Work to be completed:
Only the lines from the start of the data to the line containing "import plotly.graph_objects as go", both included, should be output, exactly and without pictures.

--- START OF Records for the task ---

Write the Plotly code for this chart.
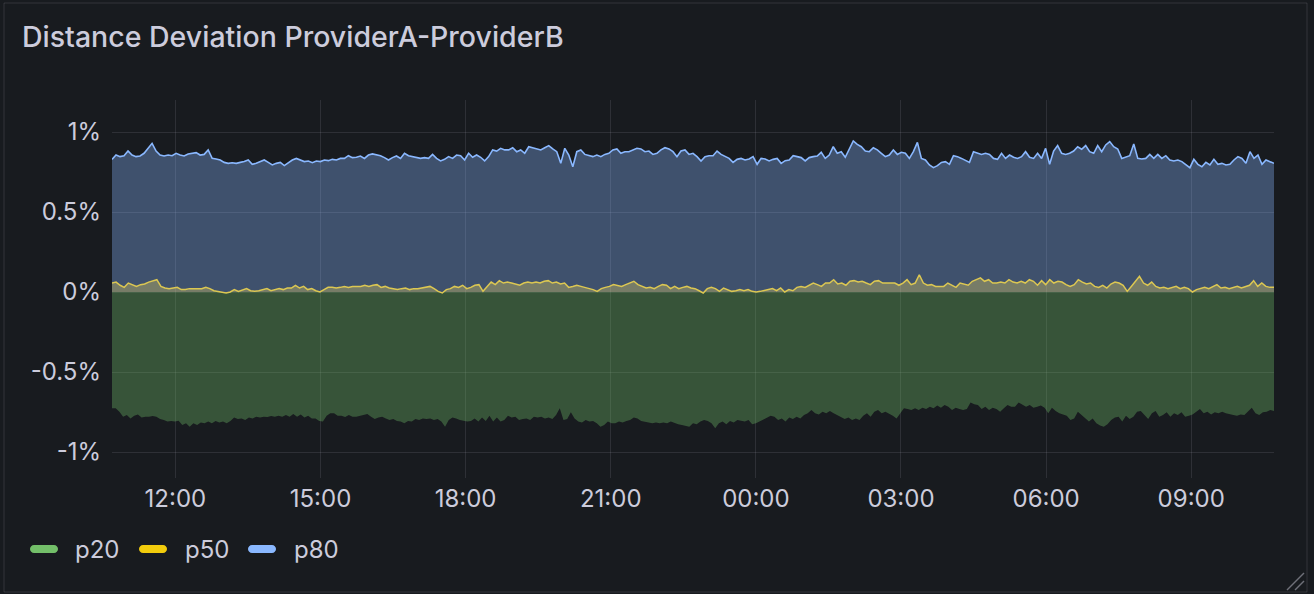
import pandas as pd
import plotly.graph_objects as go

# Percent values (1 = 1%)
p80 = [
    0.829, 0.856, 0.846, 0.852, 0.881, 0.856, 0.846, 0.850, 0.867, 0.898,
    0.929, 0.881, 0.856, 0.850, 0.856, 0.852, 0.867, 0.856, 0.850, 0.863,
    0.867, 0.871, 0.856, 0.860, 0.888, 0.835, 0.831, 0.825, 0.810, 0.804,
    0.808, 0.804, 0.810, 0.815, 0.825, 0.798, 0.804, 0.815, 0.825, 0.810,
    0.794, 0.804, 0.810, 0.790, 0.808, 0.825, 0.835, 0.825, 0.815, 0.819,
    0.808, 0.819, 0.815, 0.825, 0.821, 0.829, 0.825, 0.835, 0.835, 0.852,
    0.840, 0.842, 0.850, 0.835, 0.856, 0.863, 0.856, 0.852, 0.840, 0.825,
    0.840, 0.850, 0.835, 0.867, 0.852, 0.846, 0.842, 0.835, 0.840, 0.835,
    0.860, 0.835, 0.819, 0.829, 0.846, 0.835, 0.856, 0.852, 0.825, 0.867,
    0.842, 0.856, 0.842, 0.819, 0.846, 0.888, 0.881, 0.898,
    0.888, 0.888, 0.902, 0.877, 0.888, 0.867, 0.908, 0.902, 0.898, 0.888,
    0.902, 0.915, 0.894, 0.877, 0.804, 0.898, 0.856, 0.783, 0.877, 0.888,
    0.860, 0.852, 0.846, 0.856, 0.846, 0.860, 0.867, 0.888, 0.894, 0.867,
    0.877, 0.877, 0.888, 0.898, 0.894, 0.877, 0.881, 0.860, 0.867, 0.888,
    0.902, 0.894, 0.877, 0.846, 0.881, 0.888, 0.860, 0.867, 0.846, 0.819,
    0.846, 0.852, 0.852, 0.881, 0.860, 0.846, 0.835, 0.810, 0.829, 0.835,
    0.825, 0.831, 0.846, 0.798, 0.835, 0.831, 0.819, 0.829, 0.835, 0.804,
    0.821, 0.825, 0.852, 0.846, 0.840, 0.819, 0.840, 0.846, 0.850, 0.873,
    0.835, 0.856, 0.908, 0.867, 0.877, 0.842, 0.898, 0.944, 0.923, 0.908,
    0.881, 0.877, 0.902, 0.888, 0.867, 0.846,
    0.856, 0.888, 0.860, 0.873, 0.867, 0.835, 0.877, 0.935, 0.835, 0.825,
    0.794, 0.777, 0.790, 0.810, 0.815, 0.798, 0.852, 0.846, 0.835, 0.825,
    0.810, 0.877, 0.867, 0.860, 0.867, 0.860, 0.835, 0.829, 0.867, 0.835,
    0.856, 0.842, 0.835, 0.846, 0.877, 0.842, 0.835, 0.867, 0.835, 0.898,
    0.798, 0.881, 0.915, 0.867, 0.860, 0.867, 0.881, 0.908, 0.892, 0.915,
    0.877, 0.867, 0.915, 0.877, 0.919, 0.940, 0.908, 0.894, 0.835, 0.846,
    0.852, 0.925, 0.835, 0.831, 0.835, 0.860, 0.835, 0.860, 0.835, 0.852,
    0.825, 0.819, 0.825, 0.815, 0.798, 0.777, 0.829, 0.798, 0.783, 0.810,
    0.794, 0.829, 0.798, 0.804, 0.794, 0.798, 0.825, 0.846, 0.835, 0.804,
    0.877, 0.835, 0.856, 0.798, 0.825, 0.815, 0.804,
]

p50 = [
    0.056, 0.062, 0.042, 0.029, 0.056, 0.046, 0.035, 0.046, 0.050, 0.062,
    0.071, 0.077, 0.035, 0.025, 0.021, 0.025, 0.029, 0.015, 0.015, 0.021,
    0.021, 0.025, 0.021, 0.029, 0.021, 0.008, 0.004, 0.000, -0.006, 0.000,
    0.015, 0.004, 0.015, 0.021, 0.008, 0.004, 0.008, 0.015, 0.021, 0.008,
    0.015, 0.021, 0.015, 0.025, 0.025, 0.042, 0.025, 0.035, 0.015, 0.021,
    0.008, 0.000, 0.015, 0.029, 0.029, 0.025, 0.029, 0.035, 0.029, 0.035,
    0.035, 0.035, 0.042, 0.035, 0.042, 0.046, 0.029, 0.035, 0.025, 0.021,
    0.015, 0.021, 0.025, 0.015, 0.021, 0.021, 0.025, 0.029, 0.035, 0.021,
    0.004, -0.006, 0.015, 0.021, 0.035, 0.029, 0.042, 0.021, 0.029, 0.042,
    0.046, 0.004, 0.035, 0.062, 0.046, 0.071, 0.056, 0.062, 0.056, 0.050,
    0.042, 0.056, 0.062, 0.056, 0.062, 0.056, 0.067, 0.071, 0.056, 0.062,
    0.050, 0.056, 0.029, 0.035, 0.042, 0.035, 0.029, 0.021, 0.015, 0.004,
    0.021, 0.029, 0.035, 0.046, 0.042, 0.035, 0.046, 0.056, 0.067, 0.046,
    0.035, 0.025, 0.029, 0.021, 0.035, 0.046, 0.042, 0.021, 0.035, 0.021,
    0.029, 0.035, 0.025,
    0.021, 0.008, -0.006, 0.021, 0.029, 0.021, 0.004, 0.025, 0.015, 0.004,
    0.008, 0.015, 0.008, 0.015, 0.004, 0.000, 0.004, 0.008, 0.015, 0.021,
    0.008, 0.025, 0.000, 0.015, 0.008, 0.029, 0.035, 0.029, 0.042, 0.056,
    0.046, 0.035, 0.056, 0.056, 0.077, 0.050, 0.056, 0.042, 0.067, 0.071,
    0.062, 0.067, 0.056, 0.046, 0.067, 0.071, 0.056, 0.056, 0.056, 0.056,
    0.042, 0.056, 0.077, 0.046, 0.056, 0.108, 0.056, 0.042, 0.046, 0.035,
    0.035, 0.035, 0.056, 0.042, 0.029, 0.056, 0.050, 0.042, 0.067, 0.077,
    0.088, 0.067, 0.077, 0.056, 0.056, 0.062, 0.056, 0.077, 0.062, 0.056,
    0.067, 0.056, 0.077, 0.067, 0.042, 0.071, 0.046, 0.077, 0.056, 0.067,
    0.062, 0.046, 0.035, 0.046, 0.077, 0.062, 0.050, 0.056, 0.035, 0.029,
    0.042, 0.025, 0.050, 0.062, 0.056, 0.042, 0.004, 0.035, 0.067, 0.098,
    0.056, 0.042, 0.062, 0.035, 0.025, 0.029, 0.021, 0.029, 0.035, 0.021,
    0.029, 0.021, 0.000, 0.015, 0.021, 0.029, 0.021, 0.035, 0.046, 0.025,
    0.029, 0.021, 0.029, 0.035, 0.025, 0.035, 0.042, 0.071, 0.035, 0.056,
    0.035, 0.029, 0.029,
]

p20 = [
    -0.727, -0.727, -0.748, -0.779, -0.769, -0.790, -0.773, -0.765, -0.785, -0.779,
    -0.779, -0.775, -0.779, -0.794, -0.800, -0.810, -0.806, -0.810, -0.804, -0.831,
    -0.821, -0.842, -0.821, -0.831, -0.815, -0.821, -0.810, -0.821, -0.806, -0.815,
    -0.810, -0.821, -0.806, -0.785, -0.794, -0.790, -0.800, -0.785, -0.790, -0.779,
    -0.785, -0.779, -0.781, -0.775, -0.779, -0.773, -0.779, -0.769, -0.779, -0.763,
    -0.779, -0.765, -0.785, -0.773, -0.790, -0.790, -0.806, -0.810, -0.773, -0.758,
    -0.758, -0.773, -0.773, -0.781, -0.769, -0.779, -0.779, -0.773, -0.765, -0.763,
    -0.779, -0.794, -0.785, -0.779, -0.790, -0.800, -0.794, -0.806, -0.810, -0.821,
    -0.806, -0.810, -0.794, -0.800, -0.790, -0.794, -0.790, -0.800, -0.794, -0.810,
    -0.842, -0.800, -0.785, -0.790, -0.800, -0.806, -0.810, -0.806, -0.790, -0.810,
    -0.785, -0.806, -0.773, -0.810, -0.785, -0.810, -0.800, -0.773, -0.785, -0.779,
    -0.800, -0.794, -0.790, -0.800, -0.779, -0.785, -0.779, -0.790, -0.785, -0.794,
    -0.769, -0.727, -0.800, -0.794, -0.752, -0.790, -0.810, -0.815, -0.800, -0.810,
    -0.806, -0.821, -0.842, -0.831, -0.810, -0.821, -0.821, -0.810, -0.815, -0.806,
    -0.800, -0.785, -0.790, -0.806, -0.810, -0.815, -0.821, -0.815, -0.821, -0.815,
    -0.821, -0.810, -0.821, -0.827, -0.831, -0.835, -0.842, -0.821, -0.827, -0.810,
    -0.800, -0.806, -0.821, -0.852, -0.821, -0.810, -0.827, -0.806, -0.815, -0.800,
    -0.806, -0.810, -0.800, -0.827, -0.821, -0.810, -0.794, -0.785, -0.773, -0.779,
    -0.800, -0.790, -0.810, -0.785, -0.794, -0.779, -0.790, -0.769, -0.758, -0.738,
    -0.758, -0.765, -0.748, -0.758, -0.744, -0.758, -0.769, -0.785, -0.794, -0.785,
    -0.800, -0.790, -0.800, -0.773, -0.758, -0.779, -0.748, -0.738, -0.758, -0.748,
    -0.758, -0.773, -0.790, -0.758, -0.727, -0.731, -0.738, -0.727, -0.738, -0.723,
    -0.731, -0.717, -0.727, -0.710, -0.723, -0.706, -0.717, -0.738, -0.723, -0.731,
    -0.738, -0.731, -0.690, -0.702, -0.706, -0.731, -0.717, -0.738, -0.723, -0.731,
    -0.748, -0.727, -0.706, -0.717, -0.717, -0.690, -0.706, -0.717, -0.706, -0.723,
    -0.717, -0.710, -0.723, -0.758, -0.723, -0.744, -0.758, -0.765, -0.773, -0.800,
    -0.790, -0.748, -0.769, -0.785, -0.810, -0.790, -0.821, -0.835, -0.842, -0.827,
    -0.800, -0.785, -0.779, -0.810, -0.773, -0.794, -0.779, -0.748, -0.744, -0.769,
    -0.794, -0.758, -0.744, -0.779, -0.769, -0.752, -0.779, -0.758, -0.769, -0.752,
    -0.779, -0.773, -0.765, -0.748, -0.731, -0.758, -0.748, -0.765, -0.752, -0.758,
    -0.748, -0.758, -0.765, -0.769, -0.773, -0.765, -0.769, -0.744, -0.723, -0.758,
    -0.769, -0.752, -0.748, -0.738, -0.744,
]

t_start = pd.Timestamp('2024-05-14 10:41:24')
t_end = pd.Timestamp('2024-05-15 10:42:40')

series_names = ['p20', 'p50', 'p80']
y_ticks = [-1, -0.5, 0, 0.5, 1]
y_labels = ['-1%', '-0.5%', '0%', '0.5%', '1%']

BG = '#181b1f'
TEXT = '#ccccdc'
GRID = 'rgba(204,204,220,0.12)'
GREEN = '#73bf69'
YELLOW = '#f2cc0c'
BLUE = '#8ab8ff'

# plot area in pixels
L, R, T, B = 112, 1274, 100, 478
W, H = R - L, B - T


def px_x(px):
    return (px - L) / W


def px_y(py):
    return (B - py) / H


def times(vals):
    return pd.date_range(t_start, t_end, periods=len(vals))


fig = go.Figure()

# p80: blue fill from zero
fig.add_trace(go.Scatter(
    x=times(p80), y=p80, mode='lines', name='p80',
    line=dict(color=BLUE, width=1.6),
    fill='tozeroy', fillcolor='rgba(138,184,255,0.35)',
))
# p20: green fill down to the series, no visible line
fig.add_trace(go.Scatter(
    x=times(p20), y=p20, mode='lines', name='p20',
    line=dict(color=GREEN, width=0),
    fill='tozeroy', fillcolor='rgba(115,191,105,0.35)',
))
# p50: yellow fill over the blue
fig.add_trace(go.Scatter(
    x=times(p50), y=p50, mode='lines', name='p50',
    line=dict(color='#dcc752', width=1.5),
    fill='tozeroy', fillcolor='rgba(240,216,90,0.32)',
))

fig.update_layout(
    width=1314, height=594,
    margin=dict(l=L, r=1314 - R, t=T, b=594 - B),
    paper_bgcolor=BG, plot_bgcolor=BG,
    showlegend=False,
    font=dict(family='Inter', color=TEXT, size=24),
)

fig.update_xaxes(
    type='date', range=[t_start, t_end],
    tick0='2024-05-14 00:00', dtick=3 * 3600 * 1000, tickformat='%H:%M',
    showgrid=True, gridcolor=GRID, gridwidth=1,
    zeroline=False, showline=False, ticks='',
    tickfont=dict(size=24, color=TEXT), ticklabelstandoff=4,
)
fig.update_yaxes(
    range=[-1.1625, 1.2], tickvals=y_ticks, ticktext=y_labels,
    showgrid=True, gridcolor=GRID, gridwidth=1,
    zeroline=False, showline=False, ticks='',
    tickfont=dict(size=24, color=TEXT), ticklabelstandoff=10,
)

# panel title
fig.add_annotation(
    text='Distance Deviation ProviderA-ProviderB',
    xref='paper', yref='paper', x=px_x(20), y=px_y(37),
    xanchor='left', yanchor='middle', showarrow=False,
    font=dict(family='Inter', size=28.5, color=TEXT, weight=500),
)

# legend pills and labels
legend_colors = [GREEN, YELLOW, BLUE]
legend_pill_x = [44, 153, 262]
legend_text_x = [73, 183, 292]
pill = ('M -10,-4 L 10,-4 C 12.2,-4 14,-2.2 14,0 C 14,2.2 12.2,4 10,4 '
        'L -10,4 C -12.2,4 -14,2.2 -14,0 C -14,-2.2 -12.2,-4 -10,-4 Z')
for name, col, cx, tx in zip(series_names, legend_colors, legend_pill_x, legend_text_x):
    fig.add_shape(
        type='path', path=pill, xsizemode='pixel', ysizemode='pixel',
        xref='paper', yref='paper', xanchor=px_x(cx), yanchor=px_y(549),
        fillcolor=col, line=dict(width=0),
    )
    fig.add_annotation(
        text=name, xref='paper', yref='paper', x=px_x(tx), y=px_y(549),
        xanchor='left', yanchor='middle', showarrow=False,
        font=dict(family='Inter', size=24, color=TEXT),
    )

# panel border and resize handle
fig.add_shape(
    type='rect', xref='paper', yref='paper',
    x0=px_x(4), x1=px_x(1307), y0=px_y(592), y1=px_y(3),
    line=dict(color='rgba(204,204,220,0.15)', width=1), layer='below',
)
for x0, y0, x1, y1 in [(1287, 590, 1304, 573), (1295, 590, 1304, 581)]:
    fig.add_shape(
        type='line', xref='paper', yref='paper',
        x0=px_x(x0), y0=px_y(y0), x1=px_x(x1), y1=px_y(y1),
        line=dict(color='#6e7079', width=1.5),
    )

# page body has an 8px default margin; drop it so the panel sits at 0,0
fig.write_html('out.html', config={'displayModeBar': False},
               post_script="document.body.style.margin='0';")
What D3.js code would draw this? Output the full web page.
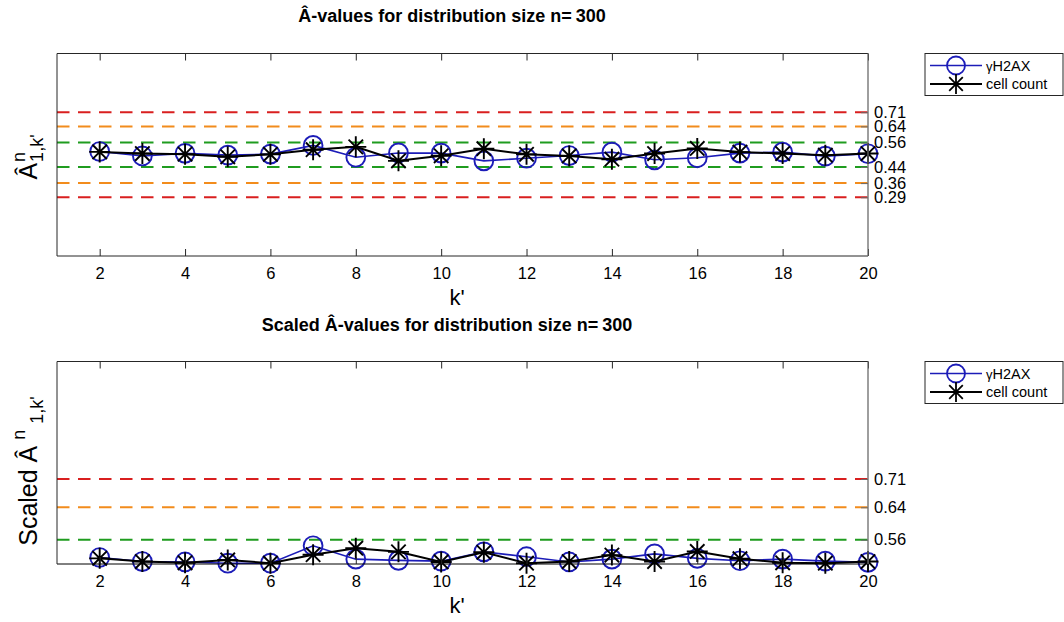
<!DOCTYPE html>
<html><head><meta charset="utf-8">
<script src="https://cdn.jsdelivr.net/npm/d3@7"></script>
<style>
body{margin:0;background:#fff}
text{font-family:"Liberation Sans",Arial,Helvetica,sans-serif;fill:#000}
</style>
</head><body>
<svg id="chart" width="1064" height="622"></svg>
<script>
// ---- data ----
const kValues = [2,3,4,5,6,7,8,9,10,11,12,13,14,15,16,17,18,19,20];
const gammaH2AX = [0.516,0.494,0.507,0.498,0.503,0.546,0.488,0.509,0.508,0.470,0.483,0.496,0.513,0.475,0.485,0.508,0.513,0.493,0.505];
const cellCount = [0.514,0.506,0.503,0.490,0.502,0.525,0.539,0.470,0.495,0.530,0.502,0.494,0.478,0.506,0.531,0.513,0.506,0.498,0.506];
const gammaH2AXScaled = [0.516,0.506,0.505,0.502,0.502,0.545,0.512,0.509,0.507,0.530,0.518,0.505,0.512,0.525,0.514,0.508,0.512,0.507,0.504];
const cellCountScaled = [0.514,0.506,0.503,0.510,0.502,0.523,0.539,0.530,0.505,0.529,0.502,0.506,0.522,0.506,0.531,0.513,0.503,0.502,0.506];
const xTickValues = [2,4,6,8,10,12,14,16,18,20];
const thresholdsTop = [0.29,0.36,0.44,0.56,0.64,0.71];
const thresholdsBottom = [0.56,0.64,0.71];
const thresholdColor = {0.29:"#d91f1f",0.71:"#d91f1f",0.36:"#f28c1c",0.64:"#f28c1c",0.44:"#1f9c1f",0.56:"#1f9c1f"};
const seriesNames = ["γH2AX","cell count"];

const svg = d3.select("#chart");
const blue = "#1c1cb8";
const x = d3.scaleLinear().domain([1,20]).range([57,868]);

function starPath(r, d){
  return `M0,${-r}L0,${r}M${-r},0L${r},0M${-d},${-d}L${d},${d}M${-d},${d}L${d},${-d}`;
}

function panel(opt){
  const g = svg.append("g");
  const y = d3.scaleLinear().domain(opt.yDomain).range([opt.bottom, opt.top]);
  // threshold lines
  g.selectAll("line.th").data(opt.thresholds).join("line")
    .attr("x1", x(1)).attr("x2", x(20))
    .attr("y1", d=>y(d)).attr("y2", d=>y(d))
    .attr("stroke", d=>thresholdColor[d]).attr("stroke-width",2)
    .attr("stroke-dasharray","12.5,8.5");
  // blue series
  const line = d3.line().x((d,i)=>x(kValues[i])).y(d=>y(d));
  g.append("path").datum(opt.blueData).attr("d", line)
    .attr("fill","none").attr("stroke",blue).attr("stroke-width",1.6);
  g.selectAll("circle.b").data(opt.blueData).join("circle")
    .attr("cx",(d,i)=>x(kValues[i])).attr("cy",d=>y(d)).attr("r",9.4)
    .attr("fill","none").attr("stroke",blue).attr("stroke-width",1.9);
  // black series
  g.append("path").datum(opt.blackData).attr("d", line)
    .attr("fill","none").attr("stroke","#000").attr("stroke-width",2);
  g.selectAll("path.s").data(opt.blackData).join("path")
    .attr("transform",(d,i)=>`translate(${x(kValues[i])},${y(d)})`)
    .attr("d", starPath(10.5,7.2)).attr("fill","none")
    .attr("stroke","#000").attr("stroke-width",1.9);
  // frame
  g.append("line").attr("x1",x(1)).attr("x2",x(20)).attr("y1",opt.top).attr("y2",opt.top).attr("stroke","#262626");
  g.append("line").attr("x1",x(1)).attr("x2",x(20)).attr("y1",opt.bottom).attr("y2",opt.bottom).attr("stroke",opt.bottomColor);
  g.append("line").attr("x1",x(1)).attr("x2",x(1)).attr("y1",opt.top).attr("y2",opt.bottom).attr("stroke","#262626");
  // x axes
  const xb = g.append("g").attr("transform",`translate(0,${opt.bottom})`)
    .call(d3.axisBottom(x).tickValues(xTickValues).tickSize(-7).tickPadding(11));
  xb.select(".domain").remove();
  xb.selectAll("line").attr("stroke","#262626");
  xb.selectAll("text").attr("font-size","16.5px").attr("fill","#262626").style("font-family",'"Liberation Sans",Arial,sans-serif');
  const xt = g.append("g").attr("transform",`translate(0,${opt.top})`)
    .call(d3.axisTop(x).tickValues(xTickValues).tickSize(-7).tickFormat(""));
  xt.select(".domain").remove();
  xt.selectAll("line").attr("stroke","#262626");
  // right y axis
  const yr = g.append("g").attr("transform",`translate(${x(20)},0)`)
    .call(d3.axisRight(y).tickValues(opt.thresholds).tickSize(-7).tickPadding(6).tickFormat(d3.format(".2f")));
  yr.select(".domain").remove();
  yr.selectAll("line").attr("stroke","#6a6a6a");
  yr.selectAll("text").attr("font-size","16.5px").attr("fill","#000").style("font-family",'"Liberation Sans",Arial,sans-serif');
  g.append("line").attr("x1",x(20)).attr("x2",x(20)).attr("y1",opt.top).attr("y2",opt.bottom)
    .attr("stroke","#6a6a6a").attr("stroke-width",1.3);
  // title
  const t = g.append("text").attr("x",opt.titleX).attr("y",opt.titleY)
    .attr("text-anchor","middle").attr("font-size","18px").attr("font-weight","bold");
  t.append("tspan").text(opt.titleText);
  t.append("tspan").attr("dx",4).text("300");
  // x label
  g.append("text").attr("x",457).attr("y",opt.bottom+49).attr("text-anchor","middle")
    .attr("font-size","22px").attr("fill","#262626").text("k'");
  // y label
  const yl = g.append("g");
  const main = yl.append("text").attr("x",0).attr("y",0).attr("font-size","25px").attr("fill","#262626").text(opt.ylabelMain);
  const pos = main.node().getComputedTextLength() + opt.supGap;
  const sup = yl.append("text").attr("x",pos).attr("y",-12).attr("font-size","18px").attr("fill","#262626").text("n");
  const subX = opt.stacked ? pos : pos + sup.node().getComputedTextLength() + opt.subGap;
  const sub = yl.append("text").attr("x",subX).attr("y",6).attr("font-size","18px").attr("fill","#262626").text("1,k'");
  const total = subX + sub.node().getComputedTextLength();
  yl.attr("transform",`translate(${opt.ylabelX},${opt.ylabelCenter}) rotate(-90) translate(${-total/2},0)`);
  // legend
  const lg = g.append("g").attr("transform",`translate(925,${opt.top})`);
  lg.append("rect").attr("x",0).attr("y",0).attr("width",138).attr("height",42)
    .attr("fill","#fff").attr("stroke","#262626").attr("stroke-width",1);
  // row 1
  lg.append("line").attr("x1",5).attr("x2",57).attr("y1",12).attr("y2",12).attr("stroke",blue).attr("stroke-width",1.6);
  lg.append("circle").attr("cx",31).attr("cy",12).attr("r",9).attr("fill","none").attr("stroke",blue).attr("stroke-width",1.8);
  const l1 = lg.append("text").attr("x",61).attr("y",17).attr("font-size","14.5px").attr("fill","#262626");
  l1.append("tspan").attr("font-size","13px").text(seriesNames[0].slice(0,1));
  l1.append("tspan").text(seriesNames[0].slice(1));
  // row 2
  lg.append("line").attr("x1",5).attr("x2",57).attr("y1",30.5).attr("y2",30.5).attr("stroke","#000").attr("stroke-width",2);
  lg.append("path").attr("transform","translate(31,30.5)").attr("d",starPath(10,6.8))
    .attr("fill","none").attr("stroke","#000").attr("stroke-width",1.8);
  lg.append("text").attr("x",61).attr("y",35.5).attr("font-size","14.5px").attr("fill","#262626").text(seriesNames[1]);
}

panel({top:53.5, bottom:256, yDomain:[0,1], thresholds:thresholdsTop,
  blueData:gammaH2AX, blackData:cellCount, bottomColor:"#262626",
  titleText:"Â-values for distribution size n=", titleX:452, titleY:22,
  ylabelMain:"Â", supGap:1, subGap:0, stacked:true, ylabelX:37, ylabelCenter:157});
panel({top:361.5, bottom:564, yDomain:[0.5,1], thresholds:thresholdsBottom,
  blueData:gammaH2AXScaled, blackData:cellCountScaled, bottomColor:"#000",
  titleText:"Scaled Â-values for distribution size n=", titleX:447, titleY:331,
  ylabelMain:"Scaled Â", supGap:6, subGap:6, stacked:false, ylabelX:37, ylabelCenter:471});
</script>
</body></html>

--- END OF Records for the task ---

Exercise response:
Write the Plotly code for this chart.
import pandas as pd
import plotly.graph_objects as go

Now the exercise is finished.